在api.login執行完成後,我們加入了event.wait()讓程式進入等待,當Contracts.Stocks下載完成時,執行event.set()讓原本等待中的程式繼續執行。跑出來的stock_list長度就增加到32773。且執行的結果,for loop會在Contracts.Stock完成下載後再開始進行,這樣子所抓出來的資料才會是完整的。
除了用event.wait()及event.set(),來確認我們要抓的Contracts是否已完整下載外,實測時我發現,其實也可以用print的方式確認,下面的程式即為用print的方式確認:
import os
from dotenv import load_dotenv
import shioaji as sj
import pandas as pd
from shioaji.constant import SecurityType
load_dotenv('D:\\python\\shioaji\\.env') #讀取.env中的環境變數
api = sj.Shioaji()
def my_cb(security_type):
print(repr(security_type))
if security_type == SecurityType.Stock:
print('Contracts.Stock is fetch..')
api.login(
person_id=os.getenv('YOUR_PERSON_ID'),
passwd=os.getenv('YOUR_PASSWORD'),
contracts_cb=my_cb
)
print('api.login is done...')
print(api.Contracts.Stocks) #將api.Contracts.Stocks輸出至console
stock_list = []
print('start for loop...')
for exchange in api.Contracts.Stocks:
for stock in exchange:
stock_list.append({**stock})
print('for loop is done...')
print(f'len(stock_list) is :{len(stock_list)}')
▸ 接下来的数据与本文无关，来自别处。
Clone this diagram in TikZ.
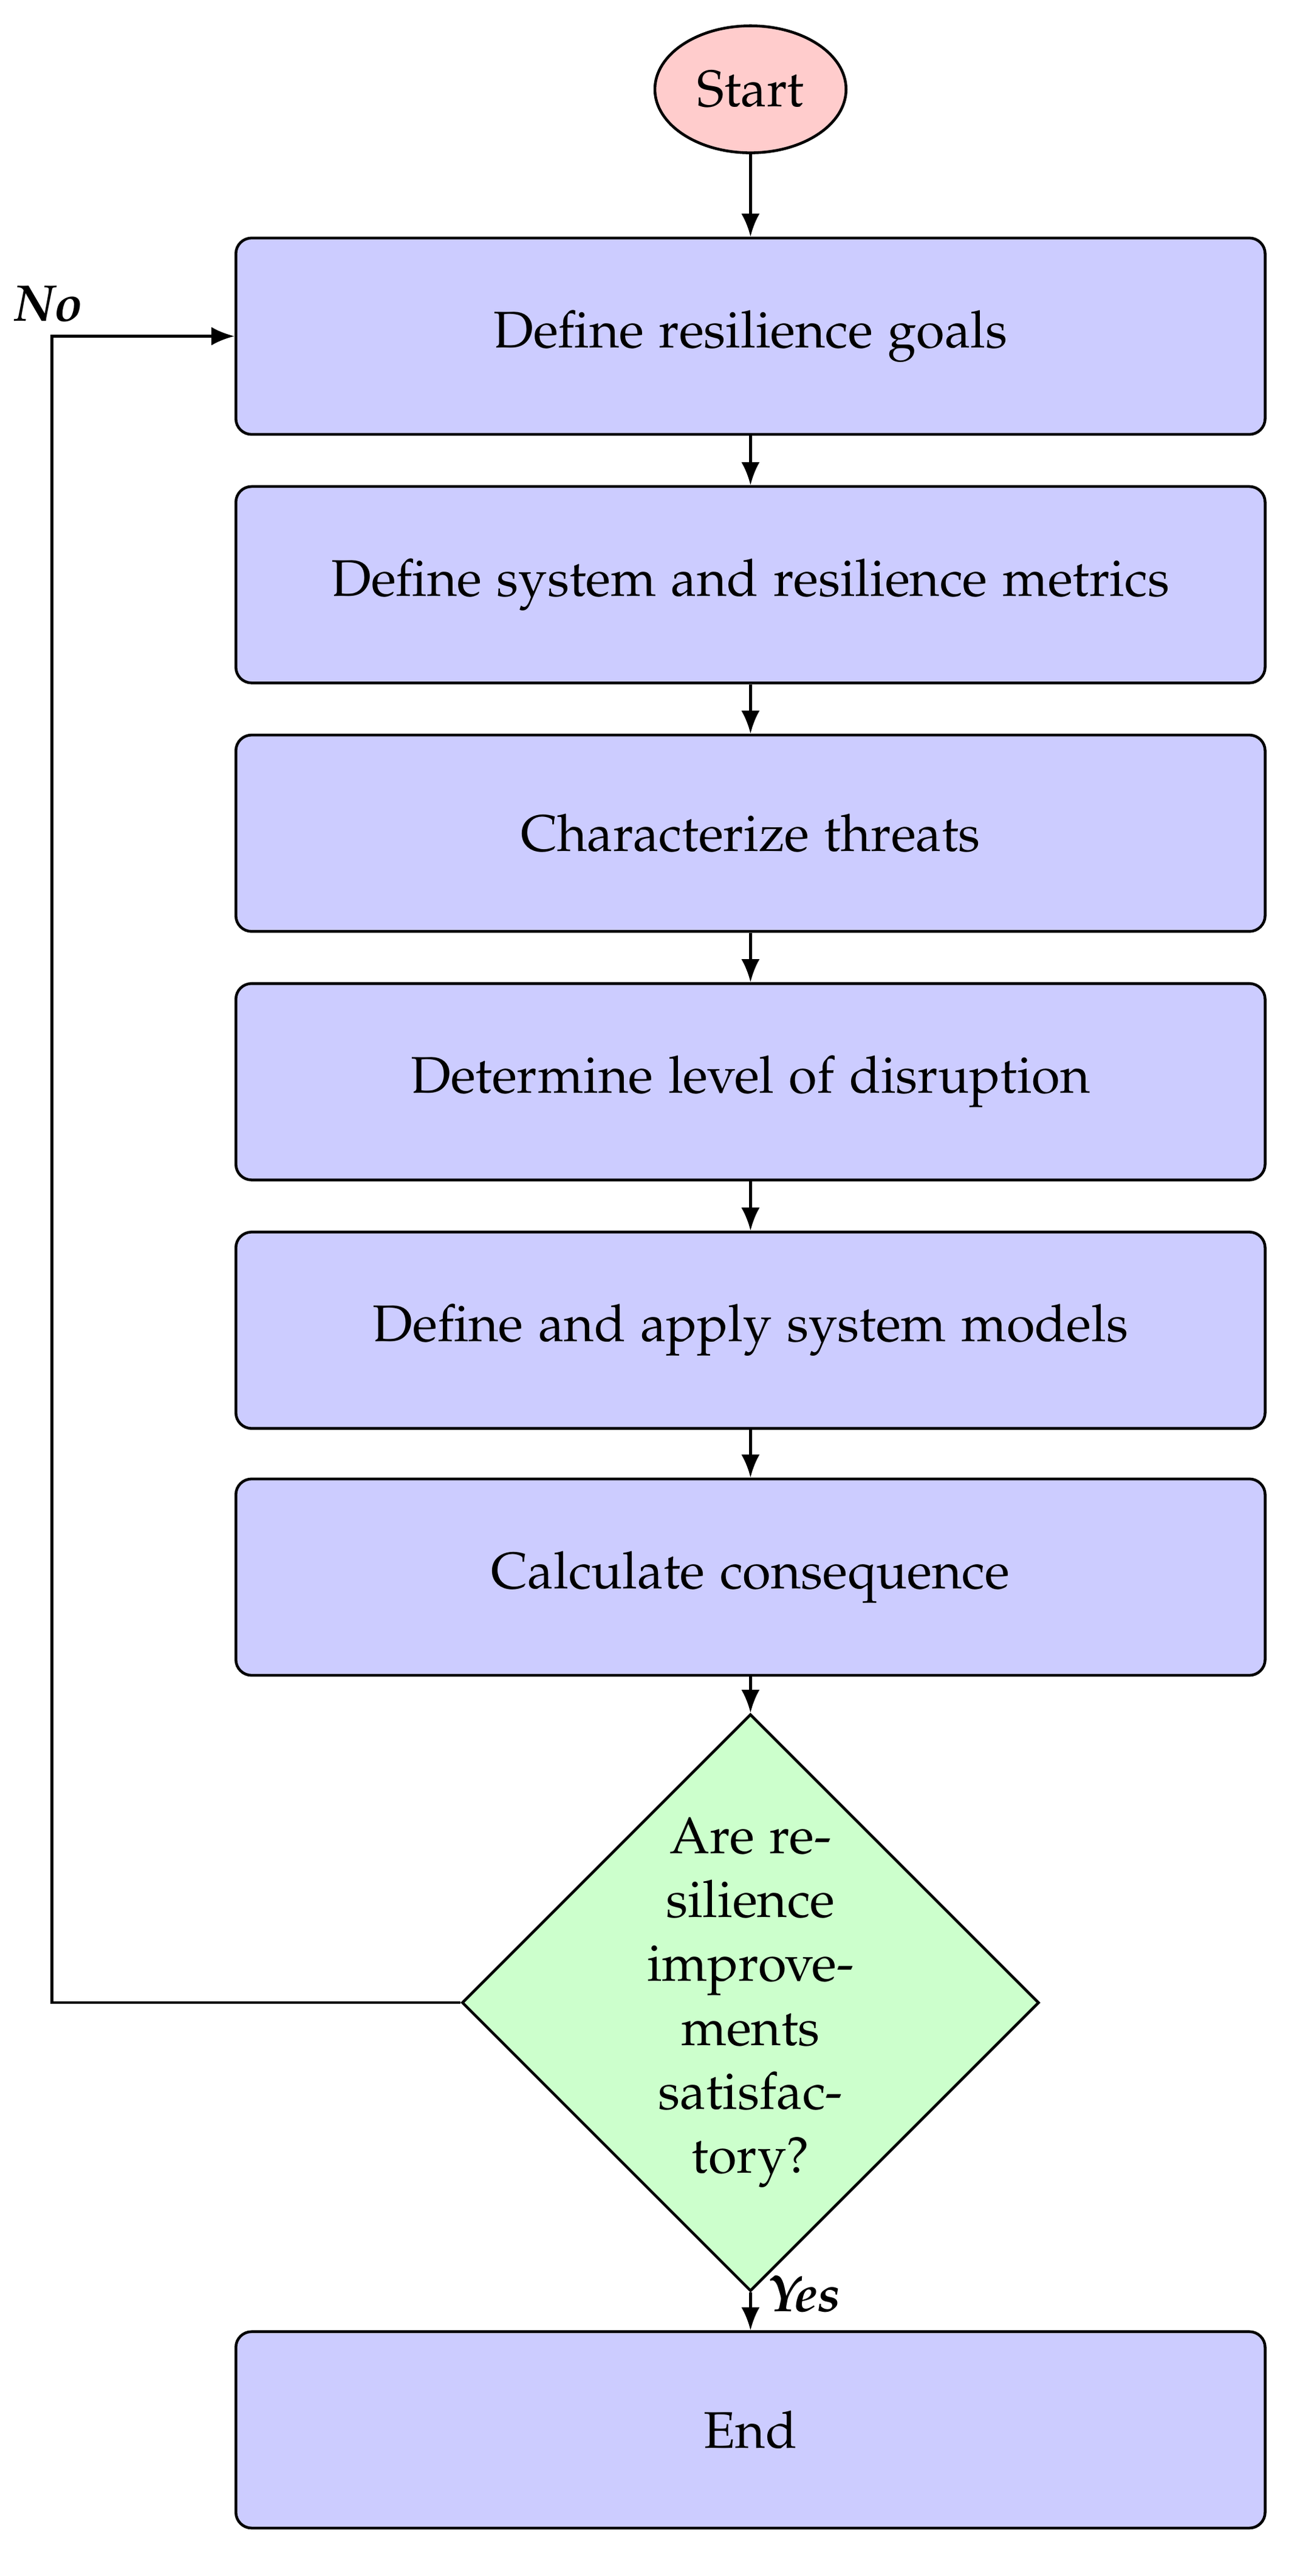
\documentclass[tikz,border=0pt]{standalone}
\usepackage[T1]{fontenc}
\usepackage[sc]{mathpazo}
\usetikzlibrary{shapes.geometric,arrows.meta}
\begin{document}
\begin{tikzpicture}[x=0.0124cm,y=-0.0124cm,
  txt/.style={font=\fontsize{11.2}{13.9}\selectfont},
  box/.style={draw,rounded corners=0.12cm,fill=blue!20,minimum width=7.86cm,minimum height=1.5cm,txt},
  lab/.style={font=\fontsize{11.2}{13.9}\selectfont\bfseries\itshape},
  arr/.style={-{Latex[length=5pt,width=4pt]},line width=0.6pt},
  every node/.style={line width=0.6pt}]
\useasboundingbox (0,0) rectangle (800,1586);
\node[draw,ellipse,fill=red!20,minimum width=1.46cm,minimum height=0.97cm,inner sep=1pt,txt] (s) at (462,55) {Start};
\node[box] (b1) at (462,207) {Define resilience goals};
\node[box] (b2) at (462,360) {Define system and resilience metrics};
\node[box] (b3) at (462,513) {Characterize threats};
\node[box] (b4) at (462,666) {Determine level of disruption};
\node[box] (b5) at (462,819) {Define and apply system models};
\node[box] (b6) at (462,971) {Calculate consequence};
\node[draw,diamond,fill=green!20,minimum width=4.19cm,minimum height=4.14cm,inner sep=0pt,align=center,txt] (d) at (462,1233) {Are re-\\silience\\improve-\\ments\\satisfac-\\tory?};
\node[box] (e) at (462,1496) {End};
\coordinate (c1) at (32,1233);
\coordinate (c2) at (32,207);
\draw[arr] (s) -- (b1);
\draw[arr] (b1) -- (b2);
\draw[arr] (b2) -- (b3);
\draw[arr] (b3) -- (b4);
\draw[arr] (b4) -- (b5);
\draw[arr] (b5) -- (b6);
\draw[arr] (b6) -- (d);
\draw[arr] (d) -- (e);
\node[lab] (y) at (495,1412) {Yes};
\draw[arr] (d.west) -- (c1) -- (c2) -- (b1.west);
\node[lab] (no) at (30,187) {No};
\end{tikzpicture}
\end{document}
df = pd.DataFrame(stock_list)
df.to_csv('stock_list.csv', index=False, encoding="utf_8_sig")
print('df.to_csv is done...')
# df = pd.DataFrame(future_list)
# df.to_csv('future_list.csv', index=False, encoding="utf_8_sig")
api.logout()
程式執行結果如下:
Response Code: 0 | Event Code: 0 | Info: host '203.66.91.161:80', hostname '203.66.91.161:80' IP 203.66.91.161:80 (host 1 of 1) (host connection attempt 1 of 1) (total connection attempt 1 of 1) | Event: Session up
<SecurityType.Index: 'IND'>
<SecurityType.Future: 'FUT'>
api.login is done...
<SecurityType.Stock: 'STK'>
Contracts.Stock is fetch..
start for loop...
<SecurityType.Option: 'OPT'>
for loop is done...
len(stock_list) is :32773
32773
32773
df.to_csv is done...
執行後,可以發現雖然程式中沒有使用event.wait()進行等待,但在執行print(api.Contracts.Stocks)時,程式其實是會進入blocking狀態並等待Contracts.Stocks資料下載完成,才繼續進行後續的動作,而且抓出來的stock_list長度也跟上面的程式結果相同。
因為這裡的程式只有要抓Contracts.Stocks中的資料,所以只有執行print(api.Contracts.Stocks)來做確保;如果你要確保這4種類型的資料都下載完成,可以改為print(api.Contracts),這樣就會變成在Option資料下載完成後,才繼續後續的動作。